Wednesday, September 30, 2009

question

Last week I am very fascinated with the weather because it is like bells in my ears that telling me that Christmas is really here. I am in a state of ecstasy at the moment, plus hearing the Christmas songs in the stereo makes me like feeling heavenly.
That thrill I am having right now I have is not the feeling that people in Luzon is having. Instead of that wonderful feeling, they are having this hopeless anxiety.
For more than 10 years livings in our house, its as if we never have the time to fix or roof. Time immemorial, magtulo jud ang amung balay ever since the world begun.

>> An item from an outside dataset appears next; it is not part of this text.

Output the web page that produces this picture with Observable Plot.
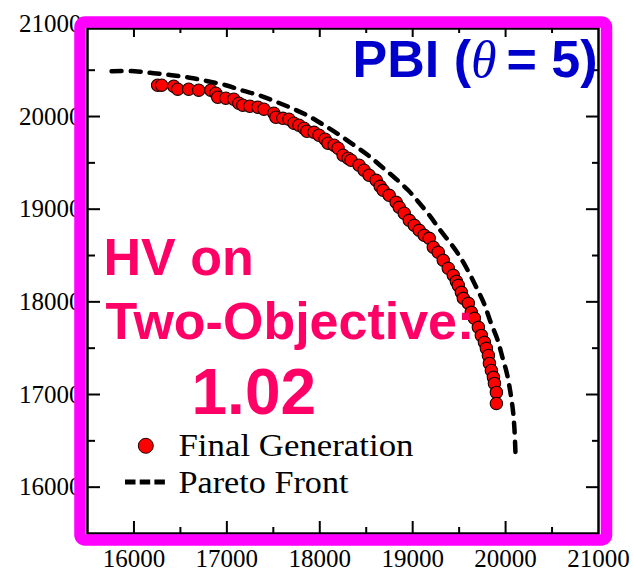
<!DOCTYPE html>
<html><head><meta charset="utf-8">
<script src="https://cdn.jsdelivr.net/npm/d3@7"></script>
<script src="https://cdn.jsdelivr.net/npm/@observablehq/plot@0.6"></script>
<style>html,body{margin:0;padding:0;background:#fff;} svg{display:block}</style>
</head><body>
<div id="chart"></div>
<script>
// ---- data ----
const finalX = [16255, 16298, 16428, 16471, 16589, 16697, 16827, 16881, 16902, 16989, 17075, 17129, 17172, 17247, 17334, 17399, 17506, 17528, 17603, 17668, 17722, 17776, 17830, 17862, 17938, 17992, 18057, 18089, 18154, 18197, 18251, 18305, 18337, 18423, 18477, 18531, 18607, 18650, 18682, 18747, 18822, 18855, 18909, 18963, 19017, 19070, 19124, 19178, 19222, 19275, 19329, 19383, 19437, 19470, 19491, 19524, 19545, 19599, 19631, 19664, 19707, 19739, 19772, 19793, 19815, 19826, 19847, 19869, 19880, 19901, 19901];
const finalY = [20338, 20338, 20327, 20295, 20295, 20284, 20284, 20252, 20208, 20198, 20187, 20144, 20122, 20111, 20100, 20079, 20036, 19992, 19981, 19971, 19928, 19906, 19874, 19841, 19830, 19798, 19755, 19712, 19690, 19658, 19582, 19550, 19528, 19474, 19420, 19366, 19312, 19247, 19204, 19150, 19074, 19020, 18956, 18880, 18826, 18772, 18718, 18686, 18589, 18535, 18448, 18362, 18286, 18221, 18178, 18103, 18038, 17984, 17887, 17822, 17725, 17638, 17563, 17498, 17422, 17336, 17260, 17185, 17120, 17023, 16904];
const paretoX = [15759, 16007, 16212, 16406, 16600, 16794, 16989, 17172, 17345, 17528, 17711, 17884, 18046, 18208, 18369, 18520, 18661, 18812, 18952, 19060, 19189, 19297, 19416, 19513, 19610, 19696, 19772, 19836, 19912, 19966, 20014, 20052, 20079, 20095, 20106];
const paretoY = [20489, 20489, 20468, 20446, 20419, 20381, 20338, 20279, 20230, 20160, 20084, 20003, 19906, 19803, 19690, 19582, 19463, 19334, 19204, 19080, 18923, 18772, 18621, 18481, 18308, 18135, 17973, 17789, 17595, 17401, 17228, 17023, 16828, 16634, 16375];
const xTickLabels = [16000, 17000, 18000, 19000, 20000, 21000];
const yTickLabels = [16000, 17000, 18000, 19000, 20000, 21000];
const majorTicks = [16000, 17000, 18000, 19000, 20000];
const minorTicks = [16500, 17500, 18500, 19500, 20500];
const titleText = "PBI (θ = 5)";
const hvLine1 = "HV on";
const hvLine2 = "Two-Objective:";
const hvValue = "1.02";
const legendLabels = ["Final Generation", "Pareto Front"];

const finalGen = finalX.map((x, i) => ({x, y: finalY[i]}));
const pareto = paretoX.map((x, i) => ({x, y: paretoY[i]}));

const serif = "'Liberation Serif','Times New Roman',Times,serif";
const sans = "'Liberation Sans',Arial,Helvetica,sans-serif";
const pink = "#FF0066";
const noText = () => "";

const chart = Plot.plot({
  width: 633, height: 573,
  marginLeft: 87, marginRight: 35, marginTop: 28, marginBottom: 40,
  x: {domain: [15500, 21000], label: null},
  y: {domain: [15500, 20950], label: null},
  style: {background: "white", overflow: "visible"},
  marks: [
    // inward ticks
    Plot.axisX(majorTicks, {anchor: "bottom", tickSize: -12, strokeWidth: 2, tickFormat: noText, label: null}),
    Plot.axisX(minorTicks, {anchor: "bottom", tickSize: -6, strokeWidth: 2, tickFormat: noText, label: null}),
    Plot.axisX(majorTicks, {anchor: "top", tickSize: -8, strokeWidth: 2, tickFormat: noText, label: null}),
    Plot.axisX(minorTicks, {anchor: "top", tickSize: -4, strokeWidth: 2, tickFormat: noText, label: null}),
    Plot.axisY(majorTicks, {anchor: "left", tickSize: -13, strokeWidth: 2, tickFormat: noText, label: null}),
    Plot.axisY(minorTicks, {anchor: "left", tickSize: -8, strokeWidth: 2, tickFormat: noText, label: null}),
    Plot.axisY(majorTicks, {anchor: "right", tickSize: -13, strokeWidth: 2, tickFormat: noText, label: null}),
    Plot.axisY(minorTicks, {anchor: "right", tickSize: -7, strokeWidth: 2, tickFormat: noText, label: null}),
    // tick labels
    Plot.axisX(xTickLabels, {anchor: "bottom", tickSize: 0, tickPadding: 16, fontSize: 25, fontFamily: serif, fill: "#000", tickFormat: d => String(d), label: null}),
    Plot.axisY(yTickLabels, {anchor: "left", tickSize: 0, tickPadding: 6, fontSize: 25, fontFamily: serif, fill: "#000", tickFormat: d => String(d), label: null}),
    Plot.frame({stroke: "#000", strokeWidth: 2.5}),
    // data
    Plot.line(pareto, {x: "x", y: "y", stroke: "#000", strokeWidth: 4.5, strokeDasharray: "10,9", curve: "catmull-rom"}),
    Plot.dot(finalGen, {x: "x", y: "y", r: 6.2, fill: "#FF0000", stroke: "#1a0000", strokeWidth: 1.1}),
    // annotations
    Plot.text([titleText], {text: d => d, frameAnchor: "top-left", dx: 265, dy: 48, textAnchor: "start", lineAnchor: "bottom", fontSize: 52, fontWeight: "bold", fontFamily: sans, fill: "#0000CC"}),
    Plot.text([hvLine1], {text: d => d, frameAnchor: "top-left", dx: 16, dy: 246, textAnchor: "start", lineAnchor: "bottom", fontSize: 52, fontWeight: "bold", fontFamily: sans, fill: pink}),
    Plot.text([hvLine2], {text: d => d, frameAnchor: "top-left", dx: 18, dy: 310, textAnchor: "start", lineAnchor: "bottom", fontSize: 52, fontWeight: "bold", fontFamily: sans, fill: pink}),
    Plot.text([hvValue], {text: d => d, frameAnchor: "top-left", dx: 104, dy: 385, textAnchor: "start", lineAnchor: "bottom", fontSize: 64, fontWeight: "bold", fontFamily: sans, fill: pink}),
    // legend labels
    Plot.text([legendLabels[0]], {text: d => d, frameAnchor: "top-left", dx: 91, dy: 427, textAnchor: "start", lineAnchor: "bottom", fontSize: 31, fontFamily: serif, fill: "#000"}),
    Plot.text([legendLabels[1]], {text: d => d, frameAnchor: "top-left", dx: 91, dy: 464, textAnchor: "start", lineAnchor: "bottom", fontSize: 31, fontFamily: serif, fill: "#000"}),
    // magenta border on top
    Plot.frame({stroke: "#FF00FF", strokeWidth: 11.5, insetLeft: -7.5, insetTop: -6.5, insetRight: -8, insetBottom: -6.5, rx: 5})
  ]
});

document.getElementById("chart").appendChild(chart);

// style the title with an italic theta
const texts = Array.from(chart.querySelectorAll("text"));
const tt = texts.find(e => e.textContent === titleText);
if (tt) {
  const [a, b] = titleText.split("θ");
  tt.textContent = "";
  const s1 = document.createElementNS("http://www.w3.org/2000/svg", "tspan"); s1.textContent = a;
  const s2 = document.createElementNS("http://www.w3.org/2000/svg", "tspan"); s2.textContent = "θ";
  s2.setAttribute("font-family", serif); s2.setAttribute("font-style", "italic"); s2.setAttribute("font-weight", "normal");
  const s3 = document.createElementNS("http://www.w3.org/2000/svg", "tspan"); s3.textContent = b.replace(/^ /, ""); s3.setAttribute("dx", "10");
  tt.append(s1, s2, s3);
}
// stretch legend labels like the reference
const widths = {"Final Generation": 235, "Pareto Front": 170};
texts.forEach(e => { const w = widths[e.textContent]; if (w) { e.setAttribute("textLength", w); e.setAttribute("lengthAdjust", "spacingAndGlyphs"); } });

// legend swatches
const svg = d3.select(chart);
const legendG = svg.insert("g", () => chart.lastElementChild);
legendG.append("circle").attr("cx", 145.8).attr("cy", 445.8).attr("r", 7.5).attr("fill", "#FF0000").attr("stroke", "#1a0000").attr("stroke-width", 1);
legendG.append("line").attr("x1", 125).attr("x2", 165).attr("y1", 482).attr("y2", 482).attr("stroke", "#000").attr("stroke-width", 5).attr("stroke-dasharray", "10.5,4.2");
</script>
</body></html>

As in if mosulod ka sa amu balay, makita jud nimu ang sandayong, telling you that there is more than one buslot ang naa sa amu atop.
Like a typical person, you tend to complain and question the different discomfort you experience in life. Ako pud mangutana jud ko ngano inga ani amu life. My family are struggling to become pious and be the best family possible, that is why I believe that we don't deserve those.
But as I compare myself to those persons on the streets, on shanty areas, smokey mountains,etc., I feel ashamed. Naulaw ko kay ngano mo reklamo pa ko na mas daghan pako ug grasya sa akong kinabuhi. I am reminded that the troubles and sorrows of others are sometimes mas dako pa kaysa amoa. And I'm proud that I've realize that and now everyday of our life is full of thanksgiving, pero sometimes mangutana gihapon ko ni Lord, pero dili na kaayo heavy...heheheh.